Find answers, ask questions, and share your expertise

Best way for moving Hive table data into HBase table

Expert Contributor

I have a huge Hive Table, which works fine so far. Now I want to play around with HBase, so I'm looking for a way to my Hive table data into a (new) HBase table. I already found some solutions for that, but I'm not sure which way is the best one. By the way, I'm familiar with Spark, so working with RDD / Datasets is not a problem.

I'm using the Hortonworks Data Platform 2.6.5.

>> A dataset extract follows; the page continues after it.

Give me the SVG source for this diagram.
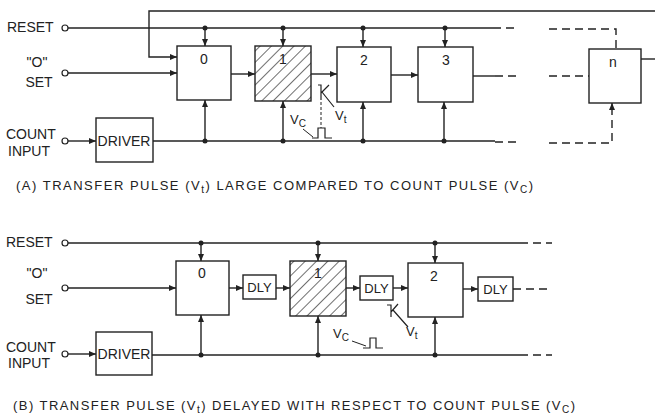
<svg xmlns="http://www.w3.org/2000/svg" width="655" height="417" viewBox="0 0 655 417">
<style>
.ln{stroke:#222;stroke-width:1.4;fill:none}
.ds{stroke-dasharray:8 5}
.dd{stroke-dasharray:3 2;stroke-width:1}
.box{fill:#fff;stroke:#222;stroke-width:1.4}
.hatch{fill:url(#hp);stroke:#222;stroke-width:1.4}
.t{font-family:"Liberation Sans",Arial,sans-serif;fill:#222;font-size:14px}
.lb{font-size:14px;text-anchor:middle}
.dl{font-size:13px;text-anchor:middle}
.sm{font-size:13px}
.sub{font-size:10px}
.cap{font-size:13px}
.dot{fill:#222}
.term{fill:#fff;stroke:#222;stroke-width:1.2}
</style>
<defs>
<marker id="ar" markerWidth="7" markerHeight="6" refX="7" refY="3" orient="auto" markerUnits="userSpaceOnUse">
<path d="M0,0 L7,3 L0,6 z" fill="#222"/>
</marker>
<pattern id="hp" width="8" height="8" patternUnits="userSpaceOnUse" patternTransform="rotate(45)">
<rect width="8" height="8" fill="#fff"/>
<line x1="0" y1="0" x2="0" y2="8" stroke="#222" stroke-width="1.3"/>
</pattern>
</defs>
<rect width="655" height="417" fill="#fff"/>

<g id="connectors">
<!-- A -->
<path class="ln" d="M68,28 H493"/>
<path class="ln ds" d="M493,28 H519 M549,29 H616 V49"/>
<path class="ln" d="M205,28 V46" marker-end="url(#ar)"/>
<path class="ln" d="M283,28 V46" marker-end="url(#ar)"/>
<path class="ln" d="M363,28 V47" marker-end="url(#ar)"/>
<path class="ln" d="M445,28 V47" marker-end="url(#ar)"/>
<path class="ln" d="M655,11 H149 V57 H177" marker-end="url(#ar)"/>
<path class="ln" d="M68,73 H177" marker-end="url(#ar)"/>
<path class="ln" d="M231,74 H255" marker-end="url(#ar)"/>
<path class="ln" d="M311,74 H337" marker-end="url(#ar)"/>
<path class="ln" d="M391,75 H418" marker-end="url(#ar)"/>
<path class="ln" d="M473,76 H495"/>
<path class="ln ds" d="M495,76 H519 M549,76 H589"/>
<path class="ln" d="M641,59 H655"/>
<path class="ln" d="M68,141 H96" marker-end="url(#ar)"/>
<path class="ln" d="M153,141 H495"/>
<path class="ln ds" d="M495,142 H519 M549,143 H612 V104"/>
<path class="ln" d="M612,110 V103" marker-end="url(#ar)"/>
<path class="ln" d="M205,141 V100" marker-end="url(#ar)"/>
<path class="ln" d="M283,141 V101" marker-end="url(#ar)"/>
<path class="ln" d="M363,141 V102" marker-end="url(#ar)"/>
<path class="ln" d="M444,141 V102" marker-end="url(#ar)"/>
<!-- B -->
<path class="ln" d="M68,243 H520"/>
<path class="ln ds" d="M520,243 H552"/>
<path class="ln" d="M201,243 V261" marker-end="url(#ar)"/>
<path class="ln" d="M318,243 V261" marker-end="url(#ar)"/>
<path class="ln" d="M435,243 V263" marker-end="url(#ar)"/>
<path class="ln" d="M68,288 H176" marker-end="url(#ar)"/>
<path class="ln" d="M229,288 H243" marker-end="url(#ar)"/>
<path class="ln" d="M276,288 H290" marker-end="url(#ar)"/>
<path class="ln" d="M346,288 H360" marker-end="url(#ar)"/>
<path class="ln" d="M393,288 H408" marker-end="url(#ar)"/>
<path class="ln" d="M463,289 H478" marker-end="url(#ar)"/>
<path class="ln ds" d="M513,289 H552"/>
<path class="ln" d="M68,354 H96" marker-end="url(#ar)"/>
<path class="ln" d="M152,355 H520"/>
<path class="ln ds" d="M520,355 H552"/>
<path class="ln" d="M201,355 V315" marker-end="url(#ar)"/>
<path class="ln" d="M318,355 V316" marker-end="url(#ar)"/>
<path class="ln" d="M435,355 V317" marker-end="url(#ar)"/>
<!-- junction dots -->
<circle class="dot" cx="205" cy="28" r="2.5"/>
<circle class="dot" cx="283" cy="28" r="2.5"/>
<circle class="dot" cx="363" cy="28" r="2.5"/>
<circle class="dot" cx="445" cy="28" r="2.5"/>
<circle class="dot" cx="205" cy="141" r="2.5"/>
<circle class="dot" cx="283" cy="141" r="2.5"/>
<circle class="dot" cx="363" cy="141" r="2.5"/>
<circle class="dot" cx="444" cy="141" r="2.5"/>
<circle class="dot" cx="201" cy="243" r="2.5"/>
<circle class="dot" cx="318" cy="243" r="2.5"/>
<circle class="dot" cx="435" cy="243" r="2.5"/>
<circle class="dot" cx="201" cy="355" r="2.5"/>
<circle class="dot" cx="318" cy="355" r="2.5"/>
<circle class="dot" cx="435" cy="355" r="2.5"/>
</g>

<g id="inputs-a">
<circle class="term" cx="65" cy="28" r="3"/>
<circle class="term" cx="65" cy="73" r="3"/>
<circle class="term" cx="65" cy="141" r="3"/>
<text class="t" x="7" y="32">RESET</text>
<text class="t" x="37" y="67" text-anchor="middle">"O"</text>
<text class="t" x="39" y="87" text-anchor="middle">SET</text>
<text class="t" x="6" y="139">COUNT</text>
<text class="t" x="8" y="156">INPUT</text>
</g>
<g id="driver-a">
<rect class="box" x="96" y="118" width="57" height="44"/>
<text class="t lb" x="124" y="146">DRIVER</text>
</g>
<g id="a0"><rect class="box" x="177" y="46" width="54" height="54"/><text class="t lb" x="204" y="64">0</text></g>
<g id="a1"><rect class="hatch" x="255" y="46" width="56" height="55"/><text class="t lb" x="283" y="64">1</text></g>
<g id="a2"><rect class="box" x="337" y="47" width="54" height="55"/><text class="t lb" x="364" y="65">2</text></g>
<g id="a3"><rect class="box" x="418" y="47" width="55" height="55"/><text class="t lb" x="446" y="65">3</text></g>
<g id="an"><rect class="box" x="589" y="49" width="52" height="54"/><text class="t lb" x="613" y="67">n</text></g>

<g id="pulses-a">
<path class="ln" style="stroke-width:1.2" d="M318,85 H321 V100 M321,93 L329,85 M322,92 L334,107"/>
<path class="ln dd" d="M321,102 V128"/>
<path class="ln" style="stroke-width:1.2" d="M312,138 H318 V128 H325 V138 H332"/>
<path class="ln" style="stroke-width:1" d="M303,129 L313,137"/>
<text class="t sm" x="290" y="124">V<tspan class="sub" dy="3">C</tspan></text>
<text class="t sm" x="335" y="120">V<tspan class="sub" dy="3">t</tspan></text>
</g>
<text class="t cap" x="16" y="190" textLength="517" lengthAdjust="spacing">(A) TRANSFER PULSE (V<tspan class="sub" dy="3">t</tspan><tspan dy="-3">) LARGE  COMPARED TO COUNT PULSE (V</tspan><tspan class="sub" dy="3">C</tspan><tspan dy="-3">)</tspan></text>

<g id="inputs-b">
<circle class="term" cx="65" cy="243" r="3"/>
<circle class="term" cx="65" cy="288" r="3"/>
<circle class="term" cx="65" cy="354" r="3"/>
<text class="t" x="6" y="247">RESET</text>
<text class="t" x="37" y="278" text-anchor="middle">"O"</text>
<text class="t" x="39" y="304" text-anchor="middle">SET</text>
<text class="t" x="6" y="352">COUNT</text>
<text class="t" x="8" y="368">INPUT</text>
</g>
<g id="driver-b">
<rect class="box" x="96" y="332" width="56" height="43"/>
<text class="t lb" x="124" y="359">DRIVER</text>
</g>
<g id="b0"><rect class="box" x="176" y="261" width="53" height="54"/><text class="t lb" x="202" y="278">0</text></g>
<g id="bd1"><rect class="box" x="243" y="275" width="33" height="24"/><text class="t dl" x="259.5" y="292">DLY</text></g>
<g id="b1"><rect class="hatch" x="290" y="261" width="56" height="55"/><text class="t lb" x="318" y="278">1</text></g>
<g id="bd2"><rect class="box" x="360" y="276" width="33" height="24"/><text class="t dl" x="376.5" y="293">DLY</text></g>
<g id="b2"><rect class="box" x="408" y="263" width="55" height="54"/><text class="t lb" x="434" y="281">2</text></g>
<g id="bd3"><rect class="box" x="478" y="277" width="35" height="24"/><text class="t dl" x="495.5" y="294">DLY</text></g>

<g id="pulses-b">
<path class="ln" style="stroke-width:1.2" d="M387,305 H391 V317 M391,312 L398,304 M393,310 L408,327"/>
<path class="ln" style="stroke-width:1.2" d="M363,348 H370 V338 H376 V348 H383"/>
<path class="ln" style="stroke-width:1" d="M352,341 L366,346"/>
<text class="t sm" x="333" y="338">V<tspan class="sub" dy="3">C</tspan></text>
<text class="t sm" x="406" y="336">V<tspan class="sub" dy="3">t</tspan></text>
</g>
<text class="t cap" x="13" y="410" textLength="562" lengthAdjust="spacing">(B) TRANSFER PULSE (V<tspan class="sub" dy="3">t</tspan><tspan dy="-3">) DELAYED WITH RESPECT TO COUNT PULSE (V</tspan><tspan class="sub" dy="3">C</tspan><tspan dy="-3">)</tspan></text>
</svg>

  • SHC (Spark HBase Connector)
    • Reading the Hive data into a Dataset by SparkSQL
    • creating HBase table via HBase Shell
    • defining a Catalog object that maps the Hive Columns to HBase ColumnFamilies and Qualifiers
    • writing the data of the Dataset via df.write.options(...).format("org.apache.spark.sql.execution.datasources.hbase").save()
  • Phoenix
    • creating Phoenix table via JDBC
    • reading Hive table data into Dataset via SparkSQL
    • writing the Dataset via df.write.options(...).format("org.apache.phoenix.spark").save()
  • Hive-HBase Integration (https://cwiki.apache.org/confluence/display/Hive/HBaseIntegration)
    • create HBase table
    • create external Hive Table (as template for the HFile creation)
    • set Hive properties for HFile creation
      • set hfile.family.path=/tmp/my_test_table/cf
      • set hive.hbase.generatehfiles=true
    • move data from Hive to HBase by INSERT OVERWRITE TABLE ... SELECT FROM ... statement
    • insert generated HFiles into HBase by hbase org.apache.hadoop.hbase.mapreduce.LoadIncrementalHFiles tool
  • Spark Native (https://www.opencore.com/de/blog/2016/10/efficient-bulk-load-of-hbase-using-spark/)
    • Reading the Hive table data into Dataset via SparkSQL
    • Transforming the Dataset into PairRDD<ImmutableBytesWritable, KeyValue>
    • save this RDD into HFiles by calling rdd.saveAsNewAPIHadoopFile
    • importing HFiles into HBase by hbase org.apache.hadoop.hbase.mapreduce.LoadIncrementalHFiles tool

Are there other interesting ways to bulk load HBase by Hive data? Which way above is the most "common" one?

Thank you for your help!

1 REPLY 1

Explorer

Hi Daniel,

AFAIK HFiles is the most efficient approach to bulk load data into Hbase. So, either 3rd or 4th approach seems to be good. Personally I would prefer 3rd approach Hive-HBase Integration as it is completely native & simple approach (as it also avoids writing any code)